Je n'ose plus vous parler de nous, ni de nos soldats, que nous avons peu à peu laissés dans les forts disséminés le long de la route, au fur et à mesure que nous nous éloignions davantage des points les plus périlleux. Nous avons traversé le grand désert américain. Peu à peu la prairie a fait place à des champs de sable où les fourmis rouges avaient amoncelé d'énormes tas de graviers siliceux, leurs pyramides d'Égypte à elles. Çà et là la prairie a reparu; quelques pauvres fleurs, dont l'éclat allait s'effaçant, brillaient encore au milieu des graminées jaunies.

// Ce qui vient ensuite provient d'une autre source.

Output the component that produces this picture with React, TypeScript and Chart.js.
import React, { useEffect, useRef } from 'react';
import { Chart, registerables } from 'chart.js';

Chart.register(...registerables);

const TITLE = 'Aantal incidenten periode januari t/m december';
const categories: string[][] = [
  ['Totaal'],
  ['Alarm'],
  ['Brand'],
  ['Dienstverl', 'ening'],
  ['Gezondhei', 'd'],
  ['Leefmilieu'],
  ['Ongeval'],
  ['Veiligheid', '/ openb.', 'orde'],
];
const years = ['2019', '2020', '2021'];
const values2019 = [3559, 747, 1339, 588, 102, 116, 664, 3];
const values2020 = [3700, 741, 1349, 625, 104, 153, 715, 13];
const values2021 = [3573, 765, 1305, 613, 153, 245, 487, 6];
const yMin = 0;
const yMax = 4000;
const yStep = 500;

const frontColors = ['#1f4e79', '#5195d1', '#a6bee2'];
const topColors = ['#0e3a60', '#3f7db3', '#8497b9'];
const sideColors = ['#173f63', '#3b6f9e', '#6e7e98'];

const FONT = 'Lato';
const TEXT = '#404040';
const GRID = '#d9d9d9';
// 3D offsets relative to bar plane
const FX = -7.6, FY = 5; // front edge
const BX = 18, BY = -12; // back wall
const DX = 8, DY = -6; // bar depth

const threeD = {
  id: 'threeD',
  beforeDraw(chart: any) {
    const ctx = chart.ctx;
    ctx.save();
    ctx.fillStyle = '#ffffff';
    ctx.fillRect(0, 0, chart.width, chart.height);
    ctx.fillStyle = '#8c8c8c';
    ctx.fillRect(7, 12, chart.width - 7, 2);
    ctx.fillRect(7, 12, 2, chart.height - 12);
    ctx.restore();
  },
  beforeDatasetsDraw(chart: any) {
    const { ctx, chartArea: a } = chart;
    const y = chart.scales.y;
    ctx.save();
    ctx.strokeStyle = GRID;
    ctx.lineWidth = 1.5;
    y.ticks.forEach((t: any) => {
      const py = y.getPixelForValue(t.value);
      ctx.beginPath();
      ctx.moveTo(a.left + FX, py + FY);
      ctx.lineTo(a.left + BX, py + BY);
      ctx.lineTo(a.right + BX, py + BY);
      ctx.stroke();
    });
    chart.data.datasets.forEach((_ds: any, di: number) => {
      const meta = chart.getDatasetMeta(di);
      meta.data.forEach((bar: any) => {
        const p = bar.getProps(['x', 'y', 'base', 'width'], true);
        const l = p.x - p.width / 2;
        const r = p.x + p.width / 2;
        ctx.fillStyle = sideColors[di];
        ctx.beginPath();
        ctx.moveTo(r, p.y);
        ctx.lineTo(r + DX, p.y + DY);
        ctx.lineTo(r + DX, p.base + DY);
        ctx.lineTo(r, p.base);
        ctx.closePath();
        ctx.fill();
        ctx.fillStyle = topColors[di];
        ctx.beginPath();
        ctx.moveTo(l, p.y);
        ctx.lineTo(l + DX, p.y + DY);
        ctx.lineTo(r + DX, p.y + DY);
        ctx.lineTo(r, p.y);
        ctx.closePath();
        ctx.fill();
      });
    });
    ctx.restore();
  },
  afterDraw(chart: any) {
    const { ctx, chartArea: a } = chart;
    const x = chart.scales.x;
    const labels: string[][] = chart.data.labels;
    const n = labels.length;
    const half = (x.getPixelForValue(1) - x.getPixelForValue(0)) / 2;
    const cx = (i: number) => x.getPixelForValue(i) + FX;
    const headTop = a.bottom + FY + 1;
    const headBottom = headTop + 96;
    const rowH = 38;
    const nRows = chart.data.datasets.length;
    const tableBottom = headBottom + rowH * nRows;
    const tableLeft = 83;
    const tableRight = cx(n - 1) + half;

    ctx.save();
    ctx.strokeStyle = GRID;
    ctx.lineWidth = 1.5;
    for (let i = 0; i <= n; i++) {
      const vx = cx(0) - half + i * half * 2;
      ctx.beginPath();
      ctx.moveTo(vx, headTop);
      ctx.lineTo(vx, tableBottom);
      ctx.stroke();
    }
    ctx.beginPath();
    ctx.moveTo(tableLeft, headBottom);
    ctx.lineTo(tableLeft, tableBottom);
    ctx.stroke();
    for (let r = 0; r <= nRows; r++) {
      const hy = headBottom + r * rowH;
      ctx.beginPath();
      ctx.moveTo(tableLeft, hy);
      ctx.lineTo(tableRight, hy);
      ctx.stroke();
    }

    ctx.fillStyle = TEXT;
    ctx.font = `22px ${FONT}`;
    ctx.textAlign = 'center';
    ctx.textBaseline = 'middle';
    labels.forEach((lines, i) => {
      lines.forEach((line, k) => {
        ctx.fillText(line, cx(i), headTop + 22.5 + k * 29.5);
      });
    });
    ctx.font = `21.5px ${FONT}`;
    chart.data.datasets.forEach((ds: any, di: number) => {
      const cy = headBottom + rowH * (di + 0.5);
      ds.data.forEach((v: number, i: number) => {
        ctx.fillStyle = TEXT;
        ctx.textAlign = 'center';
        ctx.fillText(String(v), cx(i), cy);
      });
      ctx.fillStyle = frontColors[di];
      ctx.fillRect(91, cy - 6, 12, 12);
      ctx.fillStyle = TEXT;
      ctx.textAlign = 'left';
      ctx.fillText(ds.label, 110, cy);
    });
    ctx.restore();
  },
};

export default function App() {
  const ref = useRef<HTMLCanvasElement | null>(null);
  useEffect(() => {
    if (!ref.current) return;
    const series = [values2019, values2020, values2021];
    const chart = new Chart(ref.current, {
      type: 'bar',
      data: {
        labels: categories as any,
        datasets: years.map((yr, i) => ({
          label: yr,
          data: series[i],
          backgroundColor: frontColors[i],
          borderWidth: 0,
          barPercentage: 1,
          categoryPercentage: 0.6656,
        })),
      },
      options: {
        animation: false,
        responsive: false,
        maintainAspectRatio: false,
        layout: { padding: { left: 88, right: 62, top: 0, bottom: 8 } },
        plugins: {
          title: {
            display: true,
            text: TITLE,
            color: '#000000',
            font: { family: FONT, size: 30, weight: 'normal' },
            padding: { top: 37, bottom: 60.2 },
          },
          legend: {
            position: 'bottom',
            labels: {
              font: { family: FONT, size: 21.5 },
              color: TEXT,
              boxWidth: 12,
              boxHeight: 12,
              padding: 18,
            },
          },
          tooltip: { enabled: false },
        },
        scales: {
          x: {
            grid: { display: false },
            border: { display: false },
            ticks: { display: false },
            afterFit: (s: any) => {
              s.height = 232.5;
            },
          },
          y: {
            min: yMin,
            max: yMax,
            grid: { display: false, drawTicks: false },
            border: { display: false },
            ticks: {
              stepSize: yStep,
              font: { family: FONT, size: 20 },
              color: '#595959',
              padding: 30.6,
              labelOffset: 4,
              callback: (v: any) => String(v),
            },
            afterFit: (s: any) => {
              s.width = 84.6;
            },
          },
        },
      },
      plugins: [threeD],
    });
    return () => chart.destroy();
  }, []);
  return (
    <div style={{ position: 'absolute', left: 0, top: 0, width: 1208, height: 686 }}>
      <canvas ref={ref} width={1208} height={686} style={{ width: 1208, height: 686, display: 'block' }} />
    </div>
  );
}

Le temps était chaud, le ciel d'une limpidité extrême, et nous avons joui un moment d'un effet de mirage. Ce phénomène complétait, au milieu de ces solitudes, la ressemblance qu'elles offrent sur plus d'un point avec les vastes plaines de l'Afrique.
Nous n'avons pas rencontré d'Indiens hostiles. Ai-je besoin de vous le dire, puisque je vous écris de Denver avec tous mes cheveux? C'est vraiment n'avoir pas de chance; mais qu'y faire? Ainsi l'a voulu la fatalité. Les aventures émouvantes seront pour une autre fois. «Postillon! postillon! arrêtez! voici les Indiens!» On passe une longue-vue au postillon. C'étaient des muletiers qui couraient après leurs bêtes, qui avaient jugé bon de s'éloigner du campement de la nuit. Muletiers et bouviers, qui s'en vont en longues caravanes sur la route et qui dorment à la belle étoile autour de leurs fourgons, sont pour nous des amis. Le postillon du désert a continué sans crainte son chemin.
Je vous ferai dans ma prochaine lettre le récit de la naissance du Colorado, ce territoire inconnu hier, populeux et prospère aujourd'hui, et cela vaudra mieux que des récits d'attaques de Peaux-Rouges, de scalps arrachés aux brigands des prairies. Je ne puis pas vous faire de mensonges. Chaudron-Noir, l'Antilope-Blanche, l'Homme-qui-marche-sous-terre ont refusé, comme autrefois Pipelet à Cabrion, de me donner de leurs cheveux, et n'ont pas voulu prendre des miens. Triste! triste!